Она умерла, но улыбалась. Словно смеялась над ужасом.
Или передавала последний привет всем, кто ее любил.
Ни. Секунды. Больше.
Людивина.
В омерзительной кровавой каше.
С улыбкой.
43
Сеньон подскочил на месте.
Стерильный коридор. Полутьма. Приглушенный больничный свет. Чей-то шепот неподалеку. Запах средства для дезинфекции. Мерное пиканье приборов.
Он встал со стульев, которые составил вместе, чтобы немного вздремнуть.
Вязкий кошмар.
Дверь в палату открыта, за окном напротив входа чернеет ночь, в центре – больничная кровать.
На ней, сомкнув веки, лежит Людивина.
Глаза ее целы, надежно укрыты, лоб чистый, на светлых кудрях ни капли крови.
Кошмар. Просто мерзкий кошмар.
Они приехали вовремя. Людивина отвоевала у преступника не просто отсрочку в несколько часов – она отвоевала у него жизнь. С точностью до минут. Спецназовцы сразили убийцу в тот же миг, когда тот выстрелил. Пуля прошла в десяти сантиметрах от Людивины. Нет, она здесь, живая. Физически невредима.

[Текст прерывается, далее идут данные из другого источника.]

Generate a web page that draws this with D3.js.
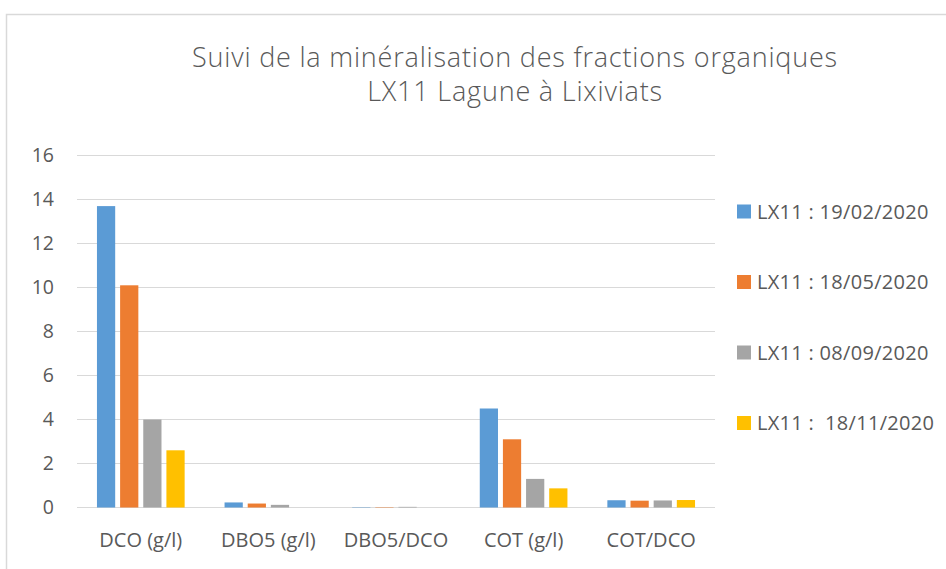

Сеньон потер лицо руками, чтобы прогнать страшные картины, избавиться от остатков ужаса и скорее вернуться к реальности. Не так уж часто явь оказывалась приятнее и счастливее сна.
Он подошел и коснулся щеки подруги.
На этот раз он улыбался.
И плакал.
Комната наполнилась жизнью и радостью. В небольшой палате толкались Сеньон, Летиция, Гильем, Магали и даже Марк. Полковник Жиан, майор Рено и капитан Меррик только что вышли от Людивины, удостоверившись, что коллега идет на поправку.
Сотрясение мозга, два треснувших ребра, множество ушибов, несколько ссадин, ничего непоправимого. Казалось, что Людивина еще не до конца все осознала. Очнувшись, она с рыданиями обняла Сеньона – как накануне вечером, в «скорой», увозившей ее в больницу. Когда она выплакалась, к ней вернулась уверенность в себе, но какая-то тревожная.
Гильем рассказал, как они за несколько часов вычислили Антони Бриссона.
За те несколько часов, которые она отвоевала.
Летиция, несмотря на протесты Людивины, сообщила, что освободит для нее комнату близнецов. Пусть поживет у них неделю, пока не придет в себя.
Все говорили с ней, хотели ее успокоить, приласкать.
Сеньон воспользовался тем, что жена стала всех угощать яблочным пирогом, и наклонился к Людивине:
– Как ты себя чувствуешь?
– В целом нормально.
– Я имею в виду, что ты обо всем этом думаешь?
Людивина пожала плечами и поморщилась от боли.
– Мы его видели, – сказала она.
– Кого?
– Антони Бриссона, убийцу. Я где-то видела его лицо. Но не сразу вспомнила, где именно. Один из рабочих, которые тянули кабели в НИИ криминалистики, помнишь? Он тогда отошел, чтобы нас пропустить, и взглянул мне прямо в глаза.